• [What is required]:
Copy every line from the data below in which the string "Convert" can be found.

• [Extracted data]:
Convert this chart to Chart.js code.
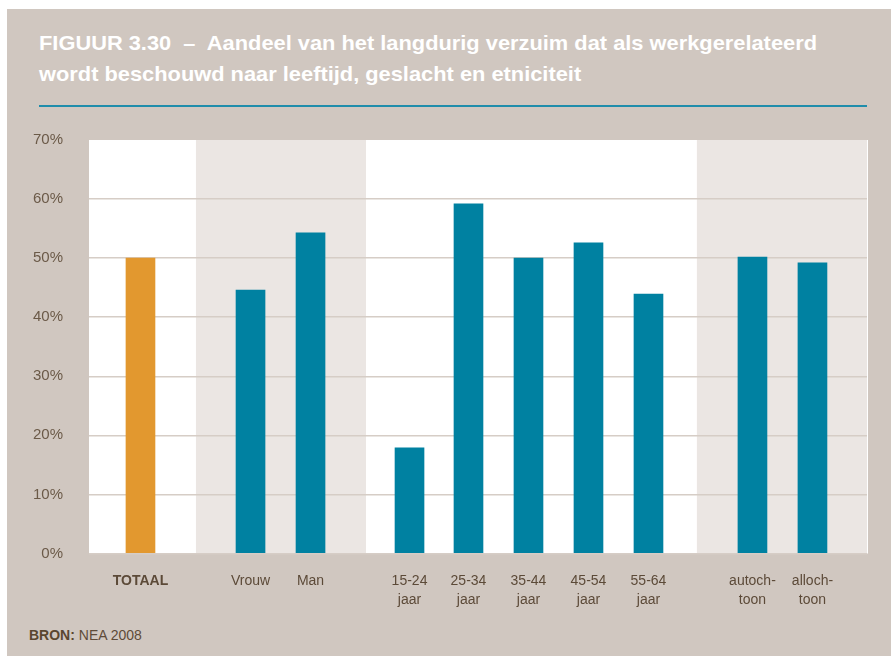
<!DOCTYPE html>
<html>
<head>
<meta charset="utf-8">
<script src="https://cdn.jsdelivr.net/npm/chart.js@4.4.1/dist/chart.umd.min.js"></script>
<style>
  html, body { margin: 0; padding: 0; background: #ffffff; }
  body { width: 891px; height: 656px; position: relative; overflow: hidden; }
  #frame { position: absolute; left: 7px; top: 9px; right: 0; bottom: 0; background: #d0c7c0; }
  #title { position: absolute; left: 39px; top: 27px; color: #ffffff; font-family: 'Liberation Sans', Arial, sans-serif;
           font-weight: bold; font-size: 21px; line-height: 31px; white-space: nowrap; transform-origin: 0 0; }
  #rule { position: absolute; left: 39px; top: 105px; width: 828px; height: 1.5px; background: #1f8dab; }
  #source { position: absolute; left: 29px; top: 627px; font-family: 'Liberation Sans', Arial, sans-serif; font-size: 14px;
            line-height: 16px; color: #5e4b38; white-space: nowrap; }
  #source b { color: #5a4630; }
  canvas { position: absolute; left: 0; top: 0; }
</style>
</head>
<body>
<div id="frame"></div>
<div id="title"><span id="t1">FIGUUR 3.30 &nbsp;–&nbsp; Aandeel van het langdurig verzuim dat als werkgerelateerd</span><br><span id="t2">wordt beschouwd naar leeftijd, geslacht en etniciteit</span></div>
<div id="rule"></div>
<div id="source"><b>BRON:</b> NEA 2008</div>
<canvas id="c" width="891" height="656"></canvas>
<script>
// ---- data ----
const categories = ['TOTAAL', 'Vrouw', 'Man', '15-24 jaar', '25-34 jaar', '35-44 jaar', '45-54 jaar', '55-64 jaar', 'autochtoon', 'allochtoon'];
const tickLabels = [['TOTAAL'], ['Vrouw'], ['Man'], ['15-24', 'jaar'], ['25-34', 'jaar'], ['35-44', 'jaar'], ['45-54', 'jaar'], ['55-64', 'jaar'], ['autoch-', 'toon'], ['alloch-', 'toon']];
const values = [50.0, 44.6, 54.3, 17.9, 59.2, 50.0, 52.6, 43.9, 50.2, 49.2];
// category positions along the x axis (grouped layout, in slot units)
const categoryPositions = [0.858, 2.692, 3.692, 5.342, 6.325, 7.325, 8.325, 9.325, 11.058, 12.058];
const xMax = 12.967;
// background bands per group (slot units)
const bandEdges = [0, 1.783, 4.617, 10.133, 12.967];
const bandColors = ['#ffffff', '#ebe6e3', '#ffffff', '#ebe6e3'];
const yTicks = [0, 10, 20, 30, 40, 50, 60, 70];
const barColors = ['#e2982f', '#0081a1', '#0081a1', '#0081a1', '#0081a1', '#0081a1', '#0081a1', '#0081a1', '#0081a1', '#0081a1'];

// fit title width
(function () {
  const t1 = document.getElementById('t1');
  const w = t1.getBoundingClientRect().width;
  const s = 778 / w;
  document.getElementById('title').style.transform = 'scaleX(' + s + ')';
})();

const bandPlugin = {
  id: 'bands',
  beforeDraw(chart) {
    const { ctx, chartArea } = chart;
    const xs = chart.scales.x;
    ctx.save();
    for (let i = 0; i < bandColors.length; i++) {
      const x0 = xs.getPixelForValue(bandEdges[i]);
      const x1 = xs.getPixelForValue(bandEdges[i + 1]);
      ctx.fillStyle = bandColors[i];
      ctx.fillRect(x0, chartArea.top, x1 - x0, chartArea.bottom - chartArea.top);
    }
    ctx.fillStyle = '#ffffff';
    ctx.fillRect(chartArea.right, chartArea.top, 1, chartArea.bottom - chartArea.top);
    ctx.restore();
  }
};

new Chart(document.getElementById('c'), {
  type: 'bar',
  data: {
    datasets: [{
      data: categoryPositions.map((x, i) => ({ x: x, y: values[i] })),
      backgroundColor: barColors,
      borderWidth: 0,
      barThickness: 29
    }]
  },
  options: {
    responsive: false,
    animation: false,
    layout: { padding: { top: 140, right: 24, left: 0, bottom: 0 } },
    plugins: { legend: { display: false }, tooltip: { enabled: false }, title: { display: false } },
    scales: {
      x: {
        type: 'linear',
        min: 0,
        max: xMax,
        offset: false,
        afterBuildTicks: (s) => { s.ticks = categoryPositions.map(v => ({ value: v })); },
        afterFit: (s) => { s.height = 102.5; },
        grid: { display: false, drawTicks: false },
        border: { display: false },
        ticks: {
          autoSkip: false,
          maxRotation: 0,
          padding: 19,
          color: '#5c4a38',
          callback: (v, i) => tickLabels[i],
          font: (ctx) => ({ family: "'Liberation Sans', Arial, sans-serif", size: 14, lineHeight: 1.3, weight: ctx.index === 0 ? 'bold' : 'normal' })
        }
      },
      y: {
        min: 0,
        max: 70,
        afterBuildTicks: (s) => { s.ticks = yTicks.map(v => ({ value: v })); },
        afterFit: (s) => { s.width = 89; },
        grid: {
          drawTicks: false,
          lineWidth: 1.5,
          color: (ctx) => (ctx.tick && ctx.tick.value === 70) ? 'rgba(0,0,0,0)' : '#d6cdc6'
        },
        border: { display: false },
        ticks: {
          padding: 26,
          color: '#6b5a48',
          font: { family: "'Liberation Sans', Arial, sans-serif", size: 15 },
          callback: (v) => v + '%'
        }
      }
    }
  },
  plugins: [bandPlugin]
});
</script>
</body>
</html>
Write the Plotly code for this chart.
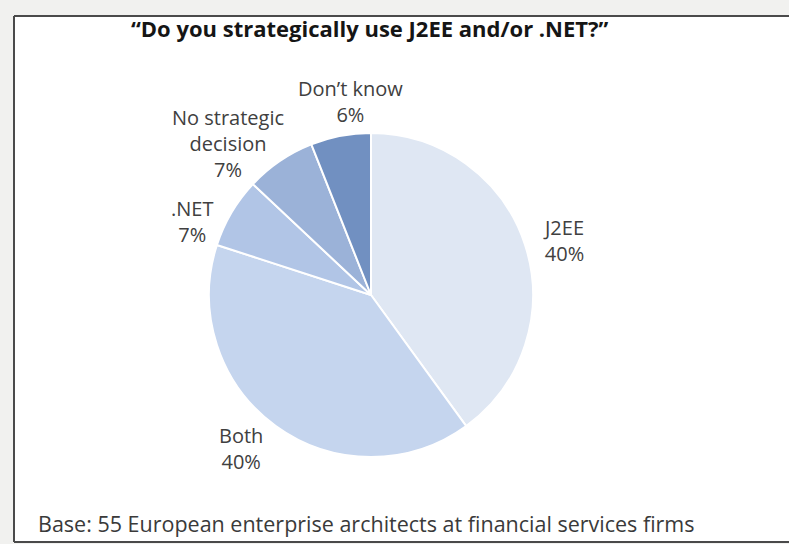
import plotly.graph_objects as go

labels = ["J2EE", "Both", ".NET", "No strategic<br>decision", "Don’t know"]
values = [40, 40, 7, 7, 6]
colors = ["#dfe7f3", "#c5d5ee", "#b1c5e6", "#9bb2d8", "#7190c1"]

title_text = "“Do you strategically use J2EE and/or .NET?”"
footer_text = "Base: 55 European enterprise architects at financial services firms"

# layout constants (pixels in the 789x544 page)
W, H = 789, 544
cx, cy, r = 371, 295, 162
label_xy = [(563, 240), (241, 448), (192, 221), (228, 143), (350, 101)]
bx0, by0, by1 = 14, 16, 542

fig = go.Figure(go.Pie(
    labels=labels,
    values=values,
    sort=False,
    direction="clockwise",
    rotation=0,
    marker=dict(colors=colors, line=dict(color="white", width=2)),
    textinfo="none",
    hoverinfo="label+percent",
    showlegend=False,
    domain=dict(x=[(cx - r) / W, (cx + r) / W],
                y=[(H - cy - r) / H, (H - cy + r) / H]),
))

annotations = [
    dict(text="<b>" + title_text + "</b>", xref="paper", yref="paper",
         x=370 / W, y=1 - 28 / H, xanchor="center", yanchor="middle",
         showarrow=False,
         font=dict(family="Open Sans", size=22, color="#151515")),
    dict(text=footer_text, xref="paper", yref="paper",
         x=36 / W, y=1 - 523 / H, xanchor="left", yanchor="middle",
         showarrow=False,
         font=dict(family="Open Sans", size=21.5, color="#3a3a3a")),
]
for lab, val, (lx, ly) in zip(labels, values, label_xy):
    annotations.append(dict(
        text=f"{lab}<br>{val}%", xref="paper", yref="paper",
        x=lx / W, y=1 - ly / H, xanchor="center", yanchor="middle",
        align="center", showarrow=False,
        font=dict(family="Open Sans", size=20, color="#404040")))

line_style = dict(color="#4a4a4a", width=2)
shapes = [
    dict(type="rect", xref="paper", yref="paper",
         x0=bx0 / W, x1=1.0, y0=1 - by1 / H, y1=1 - by0 / H,
         fillcolor="white", line=dict(width=0), layer="below"),
    dict(type="line", xref="paper", yref="paper", x0=bx0 / W, x1=1.0,
         y0=1 - by0 / H, y1=1 - by0 / H, line=line_style, layer="below"),
    dict(type="line", xref="paper", yref="paper", x0=bx0 / W, x1=1.0,
         y0=1 - by1 / H, y1=1 - by1 / H, line=line_style, layer="below"),
    dict(type="line", xref="paper", yref="paper", x0=bx0 / W, x1=bx0 / W,
         y0=1 - by1 / H, y1=1 - by0 / H, line=line_style, layer="below"),
]

fig.update_layout(
    width=W, height=H,
    margin=dict(l=0, r=0, t=0, b=0),
    paper_bgcolor="#f1f1ef",
    plot_bgcolor="white",
    shapes=shapes,
    annotations=annotations,
)

fig.write_html(
    "out.html",
    config={"displayModeBar": False},
    post_script="document.body.style.margin='0';document.body.style.overflow='hidden';",
)
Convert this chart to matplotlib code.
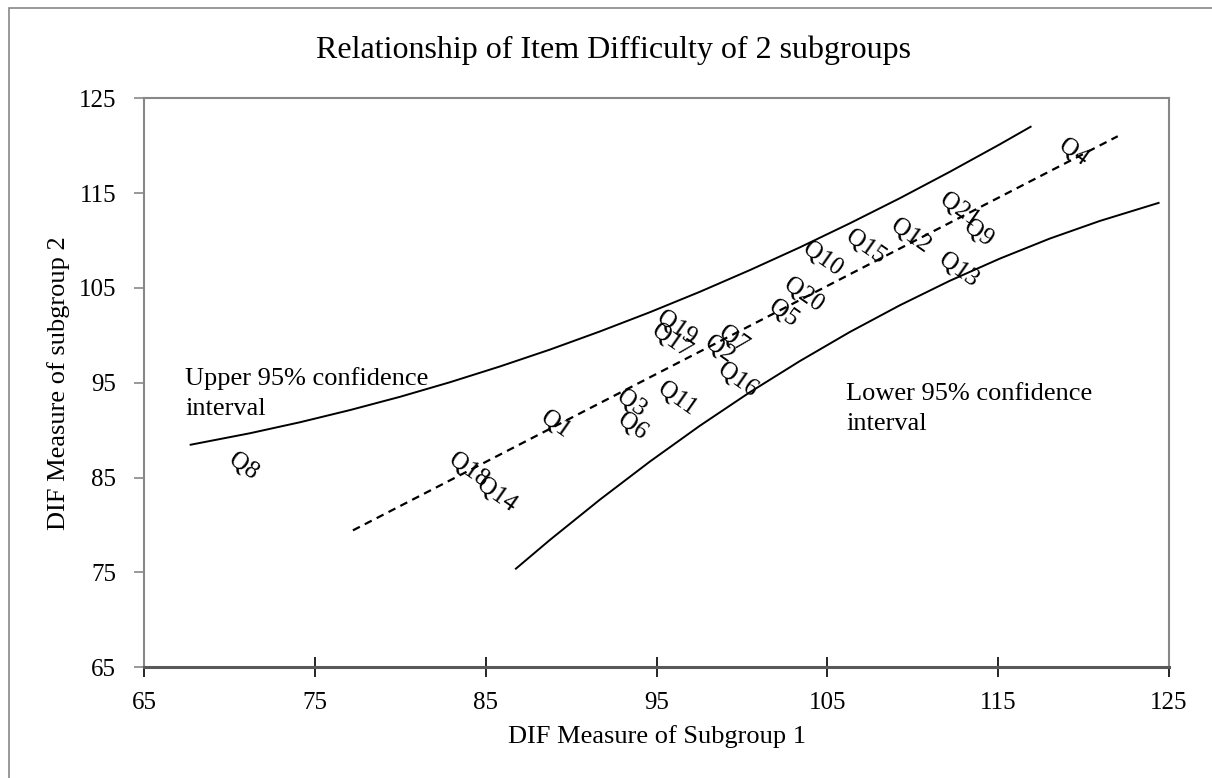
import matplotlib
matplotlib.use("Agg")
import matplotlib.pyplot as plt
from matplotlib.patches import Rectangle

plt.rcParams['font.family'] = ['Liberation Serif', 'DejaVu Serif']

# item labels and their DIF measures (subgroup 1, subgroup 2)
items = ['Q1', 'Q2', 'Q3', 'Q4', 'Q5', 'Q6', 'Q7', 'Q8', 'Q9', 'Q10', 'Q11',
         'Q12', 'Q13', 'Q14', 'Q15', 'Q16', 'Q17', 'Q18', 'Q19', 'Q20', 'Q21']
sub1 = [89.05, 98.70, 93.54, 119.4, 102.41, 93.57, 99.52, 70.81, 113.82, 104.69, 96.21,
        109.86, 112.65, 85.64, 107.23, 99.72, 95.87, 83.98, 96.17, 103.62, 112.75]
sub2 = [90.57, 98.48, 92.79, 119.3, 102.27, 90.40, 99.60, 86.18, 110.78, 108.07, 93.31,
        110.50, 106.83, 83.20, 109.30, 95.24, 99.35, 85.83, 100.76, 104.27, 113.23]

# fitted line and 95% confidence bands
fit_x = [77.23, 122.0]
fit_y = [79.44, 121.0]
upper_x = [67.73, 71.20, 74.13, 77.05, 79.98, 82.91, 85.83, 88.76, 91.68, 94.61,
           97.53, 100.46, 103.39, 106.31, 109.24, 112.16, 115.09, 116.90]
upper_y = [88.47, 89.68, 90.84, 92.12, 93.52, 95.06, 96.72, 98.50, 100.41, 102.44,
           104.59, 106.88, 109.28, 111.81, 114.46, 117.24, 120.14, 122.00]
lower_x = [86.77, 88.76, 91.68, 94.61, 97.53, 100.46, 103.39, 106.31, 109.24, 112.16,
           115.09, 118.01, 120.94, 124.39]
lower_y = [75.40, 78.43, 82.67, 86.69, 90.46, 94.00, 97.29, 100.35, 103.17, 105.75,
           108.09, 110.20, 112.06, 113.97]

ticks = [65, 75, 85, 95, 105, 115, 125]

fig = plt.figure(figsize=(12.12, 7.78), dpi=100)
ax = fig.add_axes([144 / 1212, 1 - 667.3 / 778, (1169 - 144) / 1212, (667.3 - 98.3) / 778])

# outer chart border (only left/top visible in the crop)
fig.patches.append(Rectangle((9 / 1212, -0.5), 2, 1 - 7.7 / 778 + 0.5, transform=fig.transFigure,
                             fill=False, edgecolor='#878787', linewidth=1.2))

ax.plot(fit_x, fit_y, color='black', linestyle=(0, (3.5, 2.5)), linewidth=1.6)
ax.plot(upper_x, upper_y, color='black', linewidth=1.4)
ax.plot(lower_x, lower_y, color='black', linewidth=1.4)

for name, x, y in zip(items, sub1, sub2):
    ax.text(x, y, name, fontsize=18, rotation=-35, rotation_mode='anchor',
            ha='center', va='center')

ax.text(67.4, 91.6, 'Upper 95% confidence\ninterval', fontsize=19, va='baseline', ha='left',
        linespacing=1.46)
ax.text(106.1, 90.05, 'Lower 95% confidence\ninterval', fontsize=19, va='baseline', ha='left',
        linespacing=1.46)

ax.set_xlim(65, 125)
ax.set_ylim(65, 125)
ax.set_xticks(ticks)
ax.set_yticks(ticks)
ax.tick_params(axis='y', direction='out', length=7, width=1.2, color='#878787',
               labelsize=18, pad=13)
ax.tick_params(axis='x', direction='inout', length=14, width=1.2, color='black',
               labelsize=18, pad=11)

for side in ['left', 'top', 'right']:
    ax.spines[side].set_color('#878787')
    ax.spines[side].set_linewidth(1.5)
ax.spines['bottom'].set_color('#595959')
ax.spines['bottom'].set_linewidth(2.2)

ax.set_xlabel('DIF Measure of Subgroup 1', fontsize=19)
ax.xaxis.set_label_coords(0.5, -0.101)
ax.set_ylabel('DIF Measure of subgroup 2', fontsize=19)
ax.yaxis.set_label_coords(-0.072, 0.5)

fig.text(614 / 1212, 1 - 50 / 778, 'Relationship of Item Difficulty of 2 subgroups',
         fontsize=23, ha='center', va='center')

fig.savefig('out.png', dpi=100)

• [The answer]:
Convert this chart to Chart.js code.
Convert this chart to matplotlib code.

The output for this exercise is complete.